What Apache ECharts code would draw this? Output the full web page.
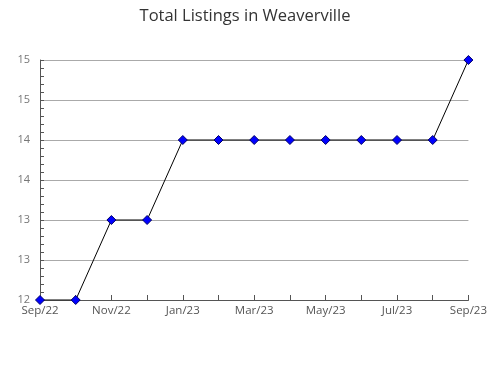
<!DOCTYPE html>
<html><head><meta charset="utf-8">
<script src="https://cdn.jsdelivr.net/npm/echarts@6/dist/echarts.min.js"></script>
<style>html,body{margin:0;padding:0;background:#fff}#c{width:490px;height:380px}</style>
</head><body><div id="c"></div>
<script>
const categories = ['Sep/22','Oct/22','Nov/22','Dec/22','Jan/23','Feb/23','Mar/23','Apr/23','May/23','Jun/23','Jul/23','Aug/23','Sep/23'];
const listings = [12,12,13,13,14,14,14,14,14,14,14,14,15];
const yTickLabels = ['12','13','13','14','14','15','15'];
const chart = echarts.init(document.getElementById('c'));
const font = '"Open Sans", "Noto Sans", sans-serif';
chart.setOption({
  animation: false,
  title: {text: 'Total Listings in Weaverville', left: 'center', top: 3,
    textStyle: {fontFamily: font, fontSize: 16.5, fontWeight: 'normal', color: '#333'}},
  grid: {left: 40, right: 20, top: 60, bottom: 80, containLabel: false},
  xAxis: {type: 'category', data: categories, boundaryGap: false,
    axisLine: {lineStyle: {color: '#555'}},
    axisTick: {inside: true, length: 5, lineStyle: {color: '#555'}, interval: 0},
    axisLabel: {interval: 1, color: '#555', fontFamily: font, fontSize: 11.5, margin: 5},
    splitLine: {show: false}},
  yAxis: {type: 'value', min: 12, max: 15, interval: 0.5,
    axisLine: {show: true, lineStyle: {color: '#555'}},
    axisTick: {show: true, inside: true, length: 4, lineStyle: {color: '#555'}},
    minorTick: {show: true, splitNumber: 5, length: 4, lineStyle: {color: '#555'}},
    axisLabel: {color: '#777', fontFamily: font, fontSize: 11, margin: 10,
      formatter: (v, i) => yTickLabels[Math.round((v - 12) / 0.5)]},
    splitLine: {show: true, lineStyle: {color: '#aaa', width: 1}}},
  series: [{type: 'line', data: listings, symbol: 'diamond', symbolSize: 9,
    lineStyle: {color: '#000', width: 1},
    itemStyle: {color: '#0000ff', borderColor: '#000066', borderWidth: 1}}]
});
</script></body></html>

----------

Work to do.
Extract the full listing above verbatim; pictures are to be left out of the copy.

Solved exercise.
What Apache ECharts code would draw this? Output the full web page.
<!DOCTYPE html>
<html><head><meta charset="utf-8">
<script src="https://cdn.jsdelivr.net/npm/echarts@6/dist/echarts.min.js"></script>
<style>html,body{margin:0;padding:0;background:#fff}#c{width:490px;height:380px}</style>
</head><body><div id="c"></div>
<script>
const categories = ['Sep/22','Oct/22','Nov/22','Dec/22','Jan/23','Feb/23','Mar/23','Apr/23','May/23','Jun/23','Jul/23','Aug/23','Sep/23'];
const listings = [12,12,13,13,14,14,14,14,14,14,14,14,15];
const yTickLabels = ['12','13','13','14','14','15','15'];
const chart = echarts.init(document.getElementById('c'));
const font = '"Open Sans", "Noto Sans", sans-serif';
chart.setOption({
  animation: false,
  title: {text: 'Total Listings in Weaverville', left: 'center', top: 3,
    textStyle: {fontFamily: font, fontSize: 16.5, fontWeight: 'normal', color: '#333'}},
  grid: {left: 40, right: 20, top: 60, bottom: 80, containLabel: false},
  xAxis: {type: 'category', data: categories, boundaryGap: false,
    axisLine: {lineStyle: {color: '#555'}},
    axisTick: {inside: true, length: 5, lineStyle: {color: '#555'}, interval: 0},
    axisLabel: {interval: 1, color: '#555', fontFamily: font, fontSize: 11.5, margin: 5},
    splitLine: {show: false}},
  yAxis: {type: 'value', min: 12, max: 15, interval: 0.5,
    axisLine: {show: true, lineStyle: {color: '#555'}},
    axisTick: {show: true, inside: true, length: 4, lineStyle: {color: '#555'}},
    minorTick: {show: true, splitNumber: 5, length: 4, lineStyle: {color: '#555'}},
    axisLabel: {color: '#777', fontFamily: font, fontSize: 11, margin: 10,
      formatter: (v, i) => yTickLabels[Math.round((v - 12) / 0.5)]},
    splitLine: {show: true, lineStyle: {color: '#aaa', width: 1}}},
  series: [{type: 'line', data: listings, symbol: 'diamond', symbolSize: 9,
    lineStyle: {color: '#000', width: 1},
    itemStyle: {color: '#0000ff', borderColor: '#000066', borderWidth: 1}}]
});
</script></body></html>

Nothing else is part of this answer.